Introduction

Hello there, and thanks for stopping by!

When I finished my PhD in Planning on Nature and the Child Friendly City, I didn’t want to stop doing research. However, the research has taken on a more personal note, as I explore the applications in everyday life, with my own family and community.

While most of us feel instinctively that children should develop a connection with nature, and understand the benefits of outdoor experiences for both children and adults, many of us rarely find the time or energy to get off the couch.

Given these instincts and the vast amount of knowledge and research conducted on these topics, it never ceases to amaze me that communities continue to develop over greenspace, and continue to prioritize things like traffic and economic development over access to natural areas. Are these priorities a symptom or a cause of the problem? Perhaps both. Our lifestyles will have a great influence over urban planning, and urban planning will have a great influence on our lifestyles. When this combination is pushed away from nature, it spirals out of control.

Children and adults alike spend  more and more time inside in front of screens, and suffer socially, psychologically, and physically as a result.

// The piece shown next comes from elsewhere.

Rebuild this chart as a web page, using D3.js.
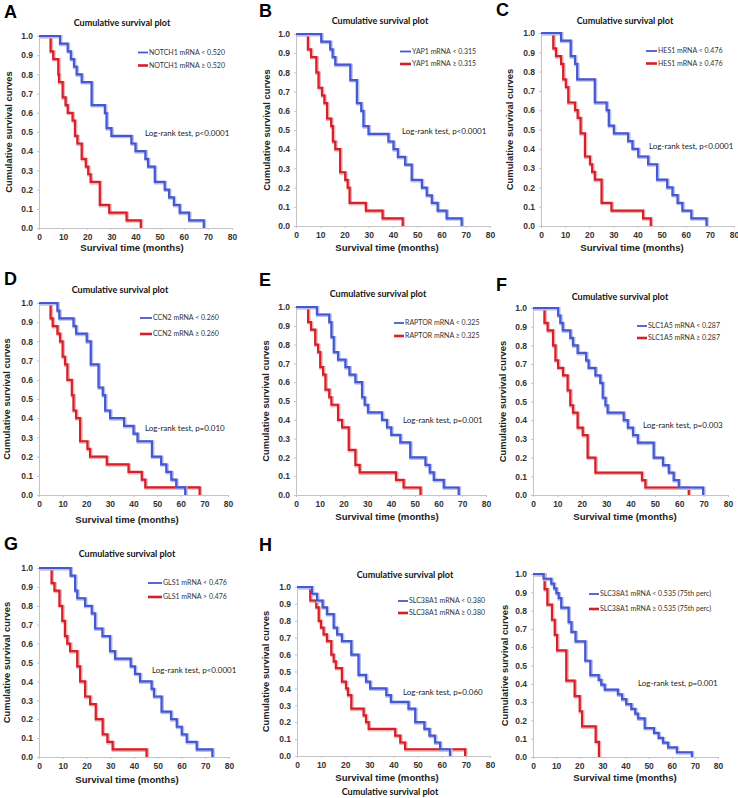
<!DOCTYPE html>
<html><head><meta charset="utf-8">
<script src="https://cdn.jsdelivr.net/npm/d3@7"></script>
<style>
body{margin:0;background:#fff;}
svg{display:block;}
</style></head>
<body><svg id="c" width="738" height="798"></svg>
<script>
// ---------- DATA ----------
const xTicks = [0,10,20,30,40,50,60,70,80];
const yTicks = [0,0.1,0.2,0.3,0.4,0.5,0.6,0.7,0.8,0.9,1.0];
const panelLetters = ["A","B","C","D","E","F","G","H",""];
const plotTitle = "Cumulative survival plot";
const yAxisTitle = "Cumulative survival curves";
const xAxisTitle = "Survival time (months)";
const lowLabels = ["NOTCH1 mRNA < 0.520","YAP1 mRNA < 0.315","HES1 mRNA < 0.476","CCN2 mRNA < 0.260","RAPTOR mRNA < 0.325","SLC1A5 mRNA < 0.287","GLS1 mRNA < 0.476","SLC38A1 mRNA < 0.380","SLC38A1 mRNA < 0.535 (75th perc)"];
const highLabels = ["NOTCH1 mRNA ≥ 0.520","YAP1 mRNA ≥ 0.315","HES1 mRNA ≥ 0.476","CCN2 mRNA ≥ 0.260","RAPTOR mRNA ≥ 0.325","SLC1A5 mRNA ≥ 0.287","GLS1 mRNA > 0.476","SLC38A1 mRNA ≥ 0.380","SLC38A1 mRNA ≥ 0.535 (75th perc)"];
const pValues = ["p<0.0001","p<0.0001","p<0.0001","p=0.010","p=0.001","p=0.003","p<0.0001","p=0.060","p=0.001"];

// Kaplan-Meier steps: [time (months), survival after event]
const notch1Low = [[8.7,0.96],[11.9,0.92],[13.2,0.88],[14.5,0.84],[15.6,0.80],[17.7,0.76],[21.8,0.64],[27.3,0.60],[28,0.52],[30,0.48],[38.3,0.44],[40,0.40],[44.1,0.36],[45.2,0.32],[48,0.24],[52.1,0.20],[53.9,0.16],[55.9,0.12],[58.3,0.08],[62.2,0.04],[68.3,0]];
const notch1High = [[4.8,0.92],[5.9,0.88],[8,0.80],[8.3,0.76],[9.8,0.68],[11,0.64],[11.9,0.60],[13.9,0.56],[14.9,0.48],[15.9,0.44],[17.7,0.36],[19.4,0.32],[20.4,0.28],[21.4,0.24],[25.2,0.12],[29.1,0.08],[36.3,0.04],[42.2,0]];
const yap1Low = [[10.4,0.96],[14.1,0.92],[15.1,0.88],[16.2,0.84],[22.4,0.76],[25.1,0.64],[26.9,0.60],[27.8,0.52],[29.9,0.48],[38.1,0.44],[40.2,0.40],[42,0.36],[45,0.32],[47.7,0.24],[51.9,0.20],[53.9,0.16],[56,0.12],[58.4,0.08],[62.1,0.04],[68.3,0]];
const yap1High = [[4.9,0.92],[6.2,0.88],[8.4,0.80],[9.3,0.72],[10.7,0.68],[11.7,0.64],[12.8,0.56],[14.5,0.52],[15.2,0.44],[16.2,0.40],[18.2,0.28],[20.3,0.24],[21.3,0.20],[22.1,0.12],[28.8,0.08],[35.7,0.04],[44,0]];
const hes1Low = [[8.3,0.96],[12.3,0.88],[14.1,0.84],[15,0.76],[22.3,0.64],[27.2,0.60],[28.1,0.52],[30.2,0.48],[36.1,0.44],[37.9,0.40],[40.3,0.36],[44.4,0.32],[48.1,0.24],[52.3,0.20],[54.5,0.16],[56.6,0.12],[58.6,0.08],[62.3,0.04],[68.6,0]];
const hes1High = [[5.1,0.92],[6.2,0.88],[8.3,0.84],[9.2,0.76],[10.3,0.72],[11.3,0.64],[14.1,0.60],[15.2,0.56],[16.4,0.48],[18.2,0.36],[20.3,0.32],[21.2,0.28],[22.3,0.24],[25.1,0.12],[29.2,0.08],[42.3,0.04],[45.5,0]];
const ccn2Low = [[7.8,0.96],[8.6,0.92],[14.6,0.88],[15.7,0.84],[20.2,0.80],[21.9,0.68],[25.2,0.56],[27,0.52],[28,0.44],[30.1,0.40],[36,0.36],[40,0.32],[41.7,0.28],[47.8,0.20],[51.7,0.16],[53.9,0.12],[56,0.08],[58.1,0.04],[61.9,0]];
const ccn2High = [[4.9,0.92],[5.8,0.88],[7.8,0.84],[8.9,0.80],[10,0.72],[11,0.68],[12,0.60],[13.9,0.52],[14.6,0.44],[15.7,0.40],[17.4,0.28],[20.5,0.24],[21.6,0.20],[28.7,0.16],[37.9,0.12],[43.5,0.08],[45,0.04],[68,0]];
const raptorLow = [[8.8,0.96],[14,0.92],[14.9,0.84],[15.9,0.76],[17.7,0.72],[20.8,0.68],[22.5,0.64],[25,0.60],[27.8,0.52],[28.9,0.48],[30.3,0.44],[36.2,0.40],[38.3,0.36],[40.1,0.32],[43.9,0.28],[48.1,0.20],[54.5,0.16],[56.3,0.12],[58,0.08],[62.2,0.04],[68.5,0]];
const raptorHigh = [[5.1,0.92],[6.3,0.88],[8.1,0.80],[9.3,0.76],[10.2,0.68],[11.4,0.64],[12.4,0.56],[14,0.52],[14.9,0.48],[17.7,0.40],[19.4,0.36],[22.2,0.24],[25,0.16],[26.8,0.12],[42.1,0.08],[45.3,0.04],[52.4,0]];
const slc1a5Low = [[10.3,0.96],[11.2,0.92],[12.2,0.88],[15.3,0.84],[16.4,0.80],[18.3,0.76],[21.8,0.72],[22.8,0.68],[25.6,0.64],[27.6,0.60],[28.6,0.52],[29.7,0.48],[30.6,0.44],[37.2,0.40],[38.9,0.36],[41,0.32],[43,0.28],[49.5,0.20],[53.3,0.16],[55.7,0.12],[57.7,0.08],[59.8,0.04],[69.8,0]];
const slc1a5High = [[4.7,0.92],[6,0.88],[8.2,0.80],[9.2,0.72],[10.3,0.68],[12.3,0.64],[14.2,0.56],[15.3,0.48],[16.4,0.44],[18.3,0.36],[20.4,0.32],[22.4,0.20],[25.6,0.12],[44.7,0.08],[46.1,0.04],[63.9,0]];
const gls1Low = [[13.3,0.96],[15.2,0.88],[16.1,0.84],[19.4,0.80],[22.2,0.76],[23.6,0.68],[26.7,0.64],[29.9,0.56],[32,0.52],[38.6,0.48],[40.4,0.44],[42.5,0.40],[47.4,0.36],[48.4,0.32],[51.6,0.24],[55.6,0.20],[58,0.16],[60.1,0.12],[62.2,0.08],[66.4,0.04],[73,0]];
const gls1High = [[5.3,0.92],[6.5,0.88],[8.6,0.80],[9.8,0.72],[10.9,0.64],[11.9,0.60],[13.1,0.56],[16.1,0.48],[17.3,0.40],[19.4,0.32],[21.5,0.28],[23.9,0.20],[26.8,0.12],[28.8,0.08],[31,0.04],[45.3,0]];
const slc38a1Low = [[6.2,0.96],[8.3,0.92],[10.6,0.88],[12.4,0.84],[15.2,0.76],[16.6,0.72],[18.6,0.68],[22.5,0.60],[25.5,0.48],[28.6,0.44],[30.3,0.40],[37,0.36],[38.9,0.32],[46.2,0.28],[49,0.20],[52.8,0.16],[54.9,0.12],[57.2,0.08],[59.3,0.04],[63.4,0]];
const slc38a1High = [[5.5,0.92],[8,0.88],[9,0.80],[9.9,0.76],[11,0.72],[12.4,0.68],[14.2,0.60],[15.2,0.56],[16.1,0.52],[18.6,0.44],[20.3,0.40],[21.1,0.36],[22.5,0.28],[27.6,0.24],[28.6,0.20],[29.7,0.16],[40.7,0.12],[42.8,0.08],[44.8,0.04],[69.7,0]];
const slc38a1Low75 = [[4.6,0.974],[7.9,0.947],[9.1,0.921],[10.1,0.895],[11.1,0.868],[12.2,0.816],[15.4,0.737],[16.6,0.684],[18.4,0.632],[22.6,0.526],[24.8,0.447],[28.4,0.421],[29.5,0.395],[31,0.368],[36.7,0.342],[38.5,0.316],[40.3,0.289],[42.5,0.263],[44.2,0.237],[45.4,0.211],[48.3,0.158],[52.3,0.132],[54.3,0.105],[56.2,0.079],[58.4,0.053],[62.2,0.026],[68.7,0]];
const slc38a1High75 = [[5,0.917],[6.2,0.833],[8.2,0.75],[9.4,0.667],[10.4,0.583],[14.4,0.417],[18,0.333],[20.2,0.25],[21.2,0.167],[27.1,0.083],[28.5,0]];

const lowSeries = [notch1Low,yap1Low,hes1Low,ccn2Low,raptorLow,slc1a5Low,gls1Low,slc38a1Low,slc38a1Low75];
const highSeries = [notch1High,yap1High,hes1High,ccn2High,raptorHigh,slc1a5High,gls1High,slc38a1High,slc38a1High75];

// ---------- LAYOUT ----------
const layout = [
 {box:[39,232,36,228], letter:[4,18], title:[122,23], ylab:9,  xlab:[132,248], leg:[138,148,52.5,65.5], lr:[145,133]},
 {box:[296,490,34,226], letter:[259,17], title:[380,21], ylab:267, xlab:[387,248], leg:[400,411,51.5,64], lr:[402,131]},
 {box:[541,734,33,226], letter:[496,16], title:[625,21], ylab:510, xlab:[632,248], leg:[646,657,51,63.5], lr:[649,146]},
 {box:[39,228,303,495], letter:[4,285], title:[120,290], ylab:7, xlab:[127,520], leg:[140,152,318,334], lr:[145,428]},
 {box:[296,486,307,495], letter:[259,286], title:[378,294], ylab:266, xlab:[387,517], leg:[394,404,323,336], lr:[403,420]},
 {box:[533,728,308,495], letter:[496,291], title:[620,297], ylab:503, xlab:[625,517], leg:[637,647,326,338], lr:[643,425]},
 {box:[39,229,568,757], letter:[4,550], title:[127,554], ylab:7, xlab:[127,780], leg:[148,162,583,597], lr:[152,670]},
 {box:[297,490,587,756], letter:[259,551], title:[405,575], ylab:266, xlab:[387,778], leg:[398,408,601,613], lr:[403,692]},
 {box:[533,718,574,757], letter:[0,0], title:[390,792], ylab:505, xlab:[625,778], leg:[589,599,594,609], lr:[638,683]}
];

const BLUE = "#4557d1", BLUE_H = "#b7bff0", RED = "#d4202a", RED_H = "#f3b0b0";
const svg = d3.select("#c");
const sans = "'Liberation Sans', Arial, sans-serif";
const calib = "Lato, 'Open Sans', sans-serif";

layout.forEach((L, i) => {
  const [x0,x1,yt,yb] = L.box;
  const x = d3.scaleLinear().domain([0,80]).range([x0,x1]);
  const y = d3.scaleLinear().domain([0,1]).range([yb,yt]);
  const g = svg.append("g");

  const ax = g.append("g").attr("transform",`translate(0,${yb})`)
    .call(d3.axisBottom(x).tickValues(xTicks).tickSize(2).tickSizeOuter(0).tickPadding(4));
  const ay = g.append("g").attr("transform",`translate(${x0},0)`)
    .call(d3.axisLeft(y).tickValues(yTicks).tickFormat(d3.format(".1f")).tickSize(2).tickSizeOuter(0).tickPadding(4));
  [ax,ay].forEach(a=>{
    a.select(".domain").attr("stroke","#c4c4c4").attr("stroke-width",1);
    a.selectAll(".tick line").attr("stroke","#c4c4c4");
    a.selectAll(".tick text").attr("fill","#333").attr("font-family",sans).attr("font-weight","bold").attr("font-size","8.5px");
  });

  const line = d3.line().x(d=>x(d[0])).y(d=>y(d[1])).curve(d3.curveStepAfter);
  const draw = (data, col, halo, w) => {
    const pts = [[0,1]].concat(data);
    g.append("path").attr("d",line(pts)).attr("fill","none").attr("stroke",halo).attr("stroke-width",w+1.2)
      .attr("transform","translate(0.8,0.8)");
    g.append("path").attr("d",line(pts)).attr("fill","none").attr("stroke",col).attr("stroke-width",w);
  };
  draw(highSeries[i], RED, RED_H, 2.2);
  draw(lowSeries[i], BLUE, BLUE_H, 2.2);

  const [lx1,lx2,ly1,ly2] = L.leg;
  [[ly1,BLUE,lowLabels[i],1.8],[ly2,RED,highLabels[i],2.6]].forEach(([yy,c,t,w])=>{
    g.append("line").attr("x1",lx1).attr("x2",lx2).attr("y1",yy).attr("y2",yy).attr("stroke",c).attr("stroke-width",w);
    g.append("text").attr("x",lx2+1).attr("y",yy).attr("dy","0.35em").text(t)
      .attr("font-family",calib).attr("font-size","7px").attr("fill","#333");
  });

  g.append("text").attr("x",L.lr[0]).attr("y",L.lr[1]).attr("dy","0.35em")
    .text("Log-rank test, " + pValues[i]).attr("font-family",calib).attr("font-size","8px").attr("fill","#222");

  g.append("text").attr("x",L.title[0]).attr("y",L.title[1]).attr("dy","0.35em").attr("text-anchor","middle")
    .text(plotTitle).attr("font-family",calib).attr("font-weight","bold").attr("font-size","9px").attr("fill","#111");

  g.append("text").attr("transform",`translate(${L.ylab},${(yt+yb)/2}) rotate(-90)`).attr("dy","0.35em")
    .attr("text-anchor","middle").text(yAxisTitle)
    .attr("font-family",sans).attr("font-weight","bold").attr("font-size","9.4px").attr("fill","#222");
  g.append("text").attr("x",L.xlab[0]).attr("y",L.xlab[1]).attr("dy","0.35em").attr("text-anchor","middle")
    .text(xAxisTitle).attr("font-family",sans).attr("font-weight","bold").attr("font-size","9.6px").attr("fill","#222");

  if (panelLetters[i]) {
    g.append("text").attr("x",L.letter[0]).attr("y",L.letter[1]).text(panelLetters[i])
      .attr("font-family",sans).attr("font-weight","bold").attr("font-size","18px").attr("fill","#000");
  }
});
</script></body></html>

This generation of bubble-wrapped children views natural spaces as lurking grounds for west nile virus, drug dealers and predators. An outdoor child risks UV exposure, kidnapping, and (horrors!), a skinned knee. Today’s children can identify hundreds of corporate logos and fail to identify a single backyard bird.

The natural world is not the only place with a dearth of children these days. Entire communities are often designed to exclude, rather than include children. Aesthetics focus on adult preferences, and design prioritizes convenience, efficiency and traffic flow.

So, what is the solution? This blog is going to explore ways in which we, as community members, government officials, teachers, parents and children can help.

I want to live in a community that favours creativity, innovation, playfulness, accessibility and inclusion over tradition, efficiency, standards and control. Don’t you?